I went to St. Andrews before it became Americanized. There was a system whereby you could take three classes in your first and second years and then, provided you passed, you joined the "Honours programme." In my second year, my father urged me to take philosophy. I hated it but I stuck it out because I didn't want to let my father down. "You will learn lessons for life!" I wanted to learn Arabic or study Latin - but Dad won. And I failed.

This was another humiliation for me. Learning was supposed to be fun, enriching, and transformative. Philosophy - at the time - did not come naturally to me. I was either intellectually immature or my brains hadn't yet been wired to understand the concepts. It was a huge blow to my confidence and I felt stupid.

The lesson, however, was clear. Always listen to your own instincts. For sure, if I had studied something in which I had a genuine interest, I probably would have thrived. But I obeyed my father and it was a flop.

Lessons Learned

Ever the optimist and with the natural grit that I discovered I had, I forged ahead. I was not used to failure but I had the wisdom to look for the silver linings after the fact.

Here are some of the lessons I learned from my experience with failure:

  • Imperfection is normal.
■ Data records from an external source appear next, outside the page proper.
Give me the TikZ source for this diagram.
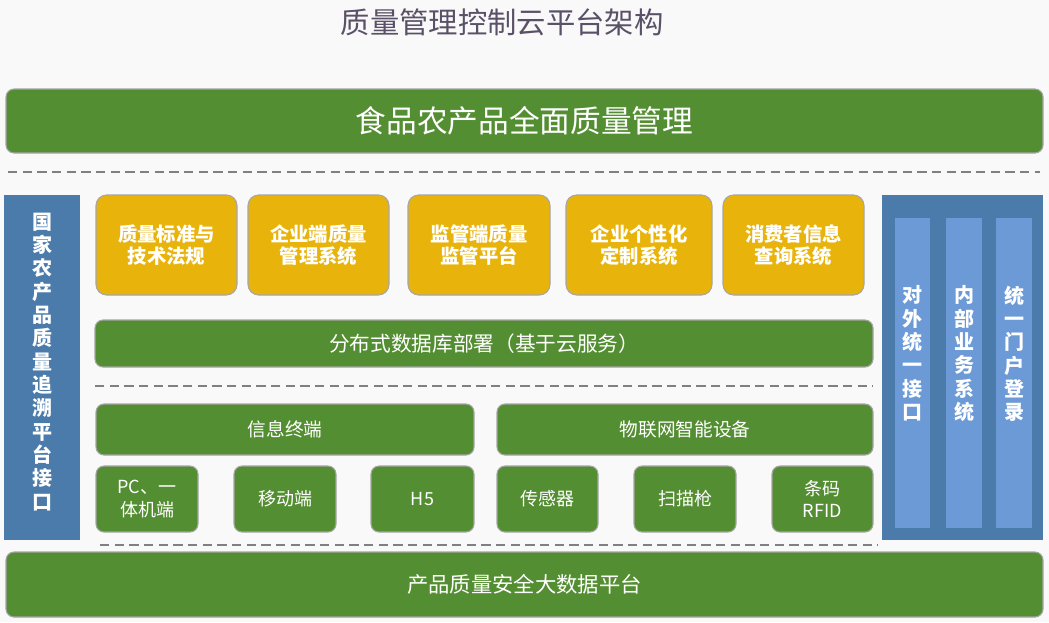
\documentclass[tikz,border=0pt]{standalone}
\usepackage{fontspec}
\setmainfont{Noto Sans CJK SC}
\usetikzlibrary{positioning}
\definecolor{gbar}{HTML}{548E32}
\definecolor{ybox}{HTML}{E8B40C}
\definecolor{bpanel}{HTML}{4B7BAA}
\definecolor{bin}{HTML}{6B9AD6}
\definecolor{ttl}{HTML}{5A5068}
\tikzset{
  greenbar/.style={draw=gray!70, line width=0.8pt, fill=gbar, rounded corners=6pt, text=white, inner sep=0pt},
  yellowbox/.style={draw=gray!70, line width=0.8pt, fill=ybox, rounded corners=8pt, text=white, align=center, inner sep=0pt, font=\fontsize{14.5}{17}\selectfont\bfseries},
  smallbox/.style={draw=gray!70, line width=0.8pt, fill=gbar, rounded corners=6pt, text=white, align=center, inner sep=0pt, font=\fontsize{13.5}{17}\selectfont},
  sepline/.style={dashed, gray, line width=1pt, dash pattern=on 7pt off 4pt},
  vtext/.style={text=white, align=center, font=\fontsize{15}{17.5}\selectfont\bfseries, anchor=north}
}
\begin{document}
\begin{tikzpicture}[x=0.75pt,y=-0.75pt]
	\useasboundingbox (0,0) rectangle (1049,622);
	\fill[gray!5] (0,0) rectangle (1049,622);
	\node[text=ttl, font=\fontsize{22}{26}\selectfont] (title) at (502,22) {质量管理控制云平台架构};
	% top layer
	\draw[greenbar] (6,89) rectangle (1043,153);
	\node[text=white, font=\fontsize{23}{26}\selectfont] (food) at (524.5,121) {食品农产品全面质量管理};
	\draw[sepline] (8,172) -- (1040,172);
	% left panel
	\fill[bpanel] (4,195) rectangle (80,540);
	\node[vtext] (gov) at (42,208) {国\\家\\农\\产\\品\\质\\量\\追\\溯\\平\\台\\接\\口};
	% application systems
	\foreach \xa/\xb/\txt/\nm in {96/237/{质量标准与\\技术法规}/std, 248/389/{企业端质量\\管理系统}/ent, 408/550/{监管端质量\\监管平台}/sup, 566/712/{企业个性化\\定制系统}/cus, 723/864/{消费者信息\\查询系统}/con}
		\draw[yellowbox] (\xa,195) rectangle node (\nm) {\txt} (\xb,295);
	\draw[greenbar] (95,320) rectangle node[font=\fontsize{15.5}{18}\selectfont] (db) {分布式数据库部署（基于云服务）} (873,367);
	\draw[sepline] (95,386) -- (873,386);
	% terminals
	\draw[greenbar] (96,404) rectangle node[font=\fontsize{14}{17}\selectfont] (term) {信息终端} (474,455);
	\draw[greenbar] (497,404) rectangle node[font=\fontsize{14}{17}\selectfont] (iot) {物联网智能设备} (873,455);
	\foreach \xa/\xb/\txt/\nm in {96/198/{PC、一\\体机端}/pc, 234/336/{移动端}/mob, 371/474/{H5}/hf, 497/598/{传感器}/sen, 634/736/{扫描枪}/scan, 772/873/{条码\\RFID}/rfid}
		\draw[smallbox] (\xa,466) rectangle node (\nm) {\txt} (\xb,532);
	\draw[sepline] (100,545) -- (878,545);
	% right panel
	\fill[bpanel] (882,195) rectangle (1043,540);
	\foreach \xa/\xb/\txt/\nm in {895/930/{对\\外\\统\\一\\接\\口}/ext, 946/982/{内\\部\\业\\务\\系\\统}/inn, 996/1032/{统\\一\\门\\户\\登\\录}/sso}
	{
		\fill[bin] (\xa,218) rectangle (\xb,528);
		\node[vtext] (\nm) at ({(\xa+\xb)/2},281) {\txt};
	}
	% bottom layer
	\draw[greenbar] (6,552) rectangle node[font=\fontsize{16}{19}\selectfont] (bigdata) {产品质量安全大数据平台} (1043,617);
\end{tikzpicture}
\end{document}
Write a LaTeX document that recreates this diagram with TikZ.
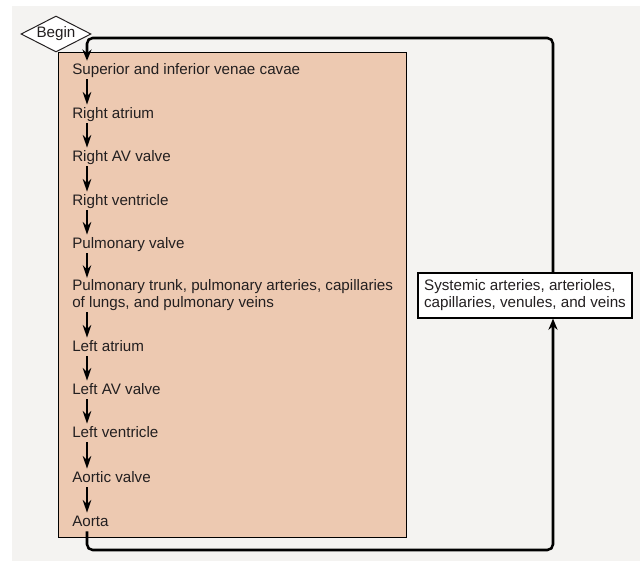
\documentclass[tikz,border=0pt]{standalone}
\usepackage{fontspec}
\setmainfont{Liberation Sans}
\usetikzlibrary{shapes.geometric,arrows.meta}

\definecolor{pagegray}{HTML}{F4F3F1}
\definecolor{heartpink}{HTML}{EDC9B1}
\definecolor{inkgray}{HTML}{231F20}

\begin{document}
\begin{tikzpicture}[x=0.025cm,y=-0.025cm,
		font=\fontsize{10.8}{12}\selectfont,
		stage/.style={anchor=west,inner xsep=0pt,inner ysep=1pt,text=inkgray,align=left},
		oneline/.style={stage,text height=8.5pt,text depth=2.3pt},
		loopline/.style={draw=black,line width=1.8pt,rounded corners=4pt,-{Stealth[length=8pt,width=6.5pt]}}]
	\useasboundingbox (0,0) rectangle (640,561);
	\fill[white] (0,0) rectangle (640,561);
	\fill[pagegray] (12,6) rectangle (640,561);

	\node[draw=black,line width=0.7pt,fill=heartpink,anchor=north west,minimum width=8.7cm,minimum height=12.125cm,inner sep=0pt] (heart) at (58,52) {};
	\node[diamond,draw=inkgray,line width=0.7pt,fill=white,aspect=2,inner sep=0pt,minimum width=1.75cm,minimum height=0.9cm,text=inkgray] (begin) at (56,34) {Begin};

	\begin{scope}[every node/.style={oneline}]
		\node (cavae) at (72,70) {Superior and inferior venae cavae};
		\node (ratrium) at (72,114) {Right atrium};
		\node (ravvalve) at (72,157) {Right AV valve};
		\node (rventricle) at (72,201) {Right ventricle};
		\node (pvalve) at (72,244) {Pulmonary valve};
		\node[stage,text height=,text depth=] (lungs) at (72,295) {Pulmonary trunk, pulmonary arteries, capillaries\\of lungs, and pulmonary veins};
		\node (latrium) at (72,347) {Left atrium};
		\node (lavvalve) at (72,390) {Left AV valve};
		\node (lventricle) at (72,433) {Left ventricle};
		\node (avalve) at (72,478) {Aortic valve};
		\node (aorta) at (72,522) {Aorta};
	\end{scope}

	\node[draw=black,line width=0.8pt,fill=white,text=inkgray,align=left,inner xsep=0.15cm,minimum width=5.35cm,minimum height=1.125cm] (systemic) at (525,295.5) {Systemic arteries, arterioles,\\capillaries, venules, and veins};

	\coordinate (topleft) at (87,38);
	\coordinate (botright) at (553,550);

	\begin{scope}[every edge/.style={draw=black,line width=1.3pt,-{Stealth[length=9pt,width=6pt]}}]
		\path ([xshift=0.375cm]cavae.south west) edge ([xshift=0.375cm]ratrium.north west);
		\path ([xshift=0.375cm]ratrium.south west) edge ([xshift=0.375cm]ravvalve.north west);
		\path ([xshift=0.375cm]ravvalve.south west) edge ([xshift=0.375cm]rventricle.north west);
		\path ([xshift=0.375cm]rventricle.south west) edge ([xshift=0.375cm]pvalve.north west);
		\path ([xshift=0.375cm]pvalve.south west) edge ([xshift=0.375cm]lungs.north west);
		\path ([xshift=0.375cm]lungs.south west) edge ([xshift=0.375cm]latrium.north west);
		\path ([xshift=0.375cm]latrium.south west) edge ([xshift=0.375cm]lavvalve.north west);
		\path ([xshift=0.375cm]lavvalve.south west) edge ([xshift=0.375cm]lventricle.north west);
		\path ([xshift=0.375cm]lventricle.south west) edge ([xshift=0.375cm]avalve.north west);
		\path ([xshift=0.375cm]avalve.south west) edge ([xshift=0.375cm]aorta.north west);
	\end{scope}

	% return loop through the body
	\draw[loopline] ([xshift=0.375cm]aorta.south west) |- (botright) -- (botright |- systemic.south);
	\draw[loopline] (botright |- systemic.north) |- (topleft) -- ([xshift=0.375cm]cavae.north west);
\end{tikzpicture}
\end{document}
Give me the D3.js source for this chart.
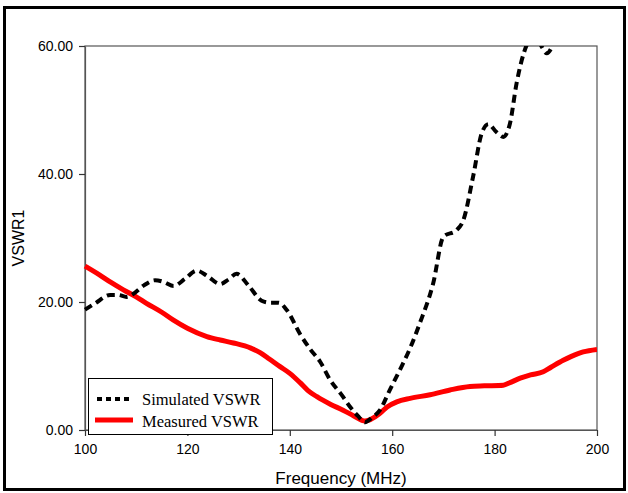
<!DOCTYPE html>
<html><head><meta charset="utf-8">
<script src="https://cdn.jsdelivr.net/npm/d3@7"></script>
<style>body{margin:0;background:#fff}svg{display:block}</style>
</head><body>
<script>
const xTicks = [100, 120, 140, 160, 180, 200];
const yTicks = [0, 20, 40, 60];
const simFreq = [100, 102, 104.9, 106.5, 108.1, 109.4, 111.5, 113.7, 115.5, 117.3, 119.5, 121.8, 124, 126.4, 128, 129.6, 132, 134.5, 136, 137.8, 139.4, 142, 144, 145.9, 147.9, 150.2, 151.8, 153.3, 154.7, 156, 157.6, 159.5, 161.5, 163.5, 165.4, 168, 170, 172.6, 173.9, 175.8, 177.5, 178.8, 180.3, 181.7, 183, 184.3, 186.3, 187.5, 188.5, 189.2, 190.2, 191.3];
const simVSWR = [18.8, 19.8, 21.1, 21.1, 20.8, 21.25, 22.6, 23.4, 23.1, 22.5, 23.6, 24.9, 24.0, 22.8, 23.5, 24.4, 22.5, 20.2, 19.9, 19.9, 18.75, 15.0, 12.6, 10.7, 7.8, 5.4, 3.6, 2.2, 1.2, 1.9, 3.1, 6.2, 9.4, 12.8, 16.7, 22.9, 30.2, 31.25, 32.8, 39.6, 46.4, 47.8, 46.6, 45.8, 47.9, 54.2, 60.2, 61.5, 61.0, 59.9, 58.85, 60.0];
const measFreq = [100, 102.9, 105, 107.5, 110, 112, 115, 117.2, 120, 123.8, 126.4, 129, 132.4, 134.2, 136, 138.1, 140, 142, 143.5, 145.3, 148, 150.4, 152.5, 154.7, 157.6, 159, 160.9, 163.5, 167.4, 171.3, 175.2, 178, 181.7, 183, 185, 187, 189.5, 191, 193.4, 195, 197.3, 200];
const measVSWR = [25.6, 24.2, 23.1, 21.9, 20.8, 19.8, 18.4, 17.2, 15.9, 14.6, 14.06, 13.6, 12.8, 12.1, 11.1, 9.9, 8.85, 7.4, 6.2, 5.2, 4.0, 3.1, 2.2, 1.4, 2.6, 3.6, 4.4, 4.95, 5.5, 6.25, 6.8, 6.9, 7.0, 7.4, 8.1, 8.6, 9.1, 9.8, 10.9, 11.5, 12.2, 12.6];
const legendLabels = ["Simulated VSWR", "Measured VSWR"];

const W = 628, H = 493;
const m = {l: 85, r: 31, t: 46, b: 63};
const svg = d3.select("body").append("svg").attr("width", W).attr("height", H);

svg.append("rect").attr("x", 4.5).attr("y", 7.5).attr("width", 620).attr("height", 482)
  .attr("fill", "#fff").attr("stroke", "#000").attr("stroke-width", 3);

const x = d3.scaleLinear().domain([100, 200]).range([m.l, W - m.r]);
const y = d3.scaleLinear().domain([0, 60]).range([H - m.b, m.t]);

svg.append("defs").append("clipPath").attr("id", "clip")
  .append("rect").attr("x", m.l - 3).attr("y", m.t).attr("width", W - m.r - m.l + 3).attr("height", H - m.b - m.t + 3);

// frame
svg.append("rect").attr("x", m.l).attr("y", m.t).attr("width", W - m.r - m.l).attr("height", H - m.b - m.t)
  .attr("fill", "none").attr("stroke", "#555").attr("stroke-width", 1.2);

const xAxis = svg.append("g").attr("transform", `translate(0,${H - m.b})`)
  .call(d3.axisBottom(x).tickValues(xTicks).tickSize(6).tickSizeOuter(0).tickPadding(8).tickFormat(d3.format("d")));
const yAxis = svg.append("g").attr("transform", `translate(${m.l},0)`)
  .call(d3.axisLeft(y).tickValues(yTicks).tickSize(6).tickSizeOuter(0).tickPadding(6).tickFormat(d3.format(".2f")));
[xAxis, yAxis].forEach(a => {
  a.select(".domain").attr("stroke", "#555").attr("stroke-width", 1.2);
  a.selectAll(".tick line").attr("stroke", "#333").attr("stroke-width", 1.2);
  a.selectAll("text").attr("font-family", "Liberation Sans, Arial, sans-serif").attr("font-size", 14).attr("fill", "#000");
});

const line = d3.line().x(d => x(d[0])).y(d => y(d[1])).curve(d3.curveMonotoneX);
const sim = simFreq.map((f, i) => [f, simVSWR[i]]);
const meas = measFreq.map((f, i) => [f, measVSWR[i]]);
const g = svg.append("g").attr("clip-path", "url(#clip)");
g.append("path").datum(meas).attr("d", line).attr("fill", "none")
  .attr("stroke", "#ff0000").attr("stroke-width", 5).attr("stroke-linejoin", "round");
g.append("path").datum(sim).attr("d", line).attr("fill", "none")
  .attr("stroke", "#000").attr("stroke-width", 4).attr("stroke-dasharray", "8,5");

// legend
const lg = svg.append("g");
lg.append("rect").attr("x", 88.5).attr("y", 378.5).attr("width", 184).attr("height", 56)
  .attr("fill", "#fff").attr("stroke", "#000").attr("stroke-width", 1);
lg.append("line").attr("x1", 97).attr("x2", 132).attr("y1", 399).attr("y2", 399)
  .attr("stroke", "#000").attr("stroke-width", 4).attr("stroke-dasharray", "5,4");
lg.append("line").attr("x1", 95).attr("x2", 133).attr("y1", 420).attr("y2", 420)
  .attr("stroke", "#ff0000").attr("stroke-width", 5);
legendLabels.forEach((t, i) => {
  lg.append("text").attr("x", 142).attr("y", 405 + i * 22).text(t)
    .attr("font-family", "Liberation Serif, Times New Roman, serif").attr("font-size", 16.5).attr("fill", "#000");
});

svg.append("text").attr("x", (m.l + W - m.r) / 2).attr("y", 484).attr("text-anchor", "middle")
  .attr("font-family", "Liberation Sans, Arial, sans-serif").attr("font-size", 17).text("Frequency (MHz)");
svg.append("text").attr("transform", `translate(24,${(m.t + H - m.b) / 2}) rotate(-90)`).attr("text-anchor", "middle")
  .attr("font-family", "Liberation Sans, Arial, sans-serif").attr("font-size", 16).text("VSWR1");
</script>
</body></html>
You are not here on earth to be perfect so it's not the end of the world if you fail here and there (even if it seems like the end of the world at the time);
  • Failure teaches humility. There is nothing more obnoxious than arrogance and egoism. My approach to learning revealed a certain amount of youthful hubris and I had to learn about failure to learn the value of hard work and figure out approaches to learning that worked for me;
  • You are not your failures. My failures are not a measure of my value as a human being. Stuff happens. Sometimes the all-around conditions are not just not optimum, they are chaotic. Some chaotic background noise was always happening in the background of these failures and, in my youth, I was unable to discipline my emotions enough to be able to thrive regardless of background noise;
  • What's the message? When you fail, look for the message. For me, it was clear that my future neither lay in science nor philosophy. What does your failure tell you? Where do you need to course-correct? Do you need to pivot someplace? What habits or protocols can you put in place to mitigate against a repeat failure?;
  • If at first, you don't succeed, try try again. While grades matter, in the real world, failures might mean a bad review at work or getting the sack. Or, it could mean that you need to reboot your entire work life - you might just not be cut out to be a lawyer, a marketing specialist, whatever it is you're trying your hand at. And that's the wonderful thing about being an adult in the free world - you can pivot - it might take some wrangling, but you can change jobs, change relationships, change cities/towns/countries, and try again;
  • Life is short. What I learned in life so far - especially having lost my father and my younger sister - is that life is short. Stressing about being the best or worst will only ruin your journey. Life is not about being the best or the worst. It's about a whole range of priorities, personal values, ethics, strengths and skills, and human relationships. Are you a good person? Are you exceptionally good at one thing that brings you and the world joy? Are you a fantastic golfer but suck at math? Go where your strengths and joy are. Enjoy the ride, don't flip out over failures that, in the scheme of things, won't be remembered and won't make an impact on your overall journey;
  • Ask for help. As a young person, I had a lot of shame about not being perfect. I don't know if that was "first child syndrome" or if my fear of failure was just a primal emotion that we all feel growing up - I was prideful about being seen as stupid or not getting something quickly. And my pride caused me to fall. I see that now. What I ought to have done, and what I do now if I need help, is ask for guidance - whether it's from a friend, a professional, or a parent or sibling. It always helps to get a different perspective or, indeed, a plan of action you might never have thought of;
  • Don't brood. It really sucks to fail. I hated failing chemistry and philosophy. But I had important lessons to learn about humility and following my own inner GPS instead of listening to my dad's recommendations that didn't resonate with me at the time. When you fail, depending on the extent of the failure, take a moment or two to mourn and then move on. Take the lesson, but dry your eyes and keep striving and living; and,
  • Step back. When you fail, it could be because you're too myopic in your perspective. Take some time to zoom out and look at the mechanisms that took you to the point of failure. In the case of 11th-grade chemistry, I had a crappy teacher who seemed determined to fail me. In the case of philosophy, I wasn't taking myself seriously enough and didn't realize that my hating the course would most definitely lead to my failing it. What cog in your machine is not working for you? Sometimes you can only look at it from far away. If you need to and can, take a little trip to clear your mind. Close the laptop. Go for a walk. Change your habits. Mix it up and see if you're habits are letting you down somewhere; and,
  • Own up and take action. When you fail something, big or small, take responsibility for your part in it and then take massive action to make the necessary changes. The information might not be immediately available to you - you might need time to process what has happened and pinpoint why (i.e., after you do the post-mortem), but once you figure it out, you must take responsibility for your part in the failure and then take steps to change if you can - with or without help.

I never think about the pain and shame of failing anymore. I have absorbed the lessons and moved on. I have a means of seeing where I could fail ahead of time and taking action to mitigate against failure. That is not to say I will never fail ever again in my life, but it is to say that should I experience failure in the future, I have a protocol to deal with it. That is part of being "savvy" both in life and commercially.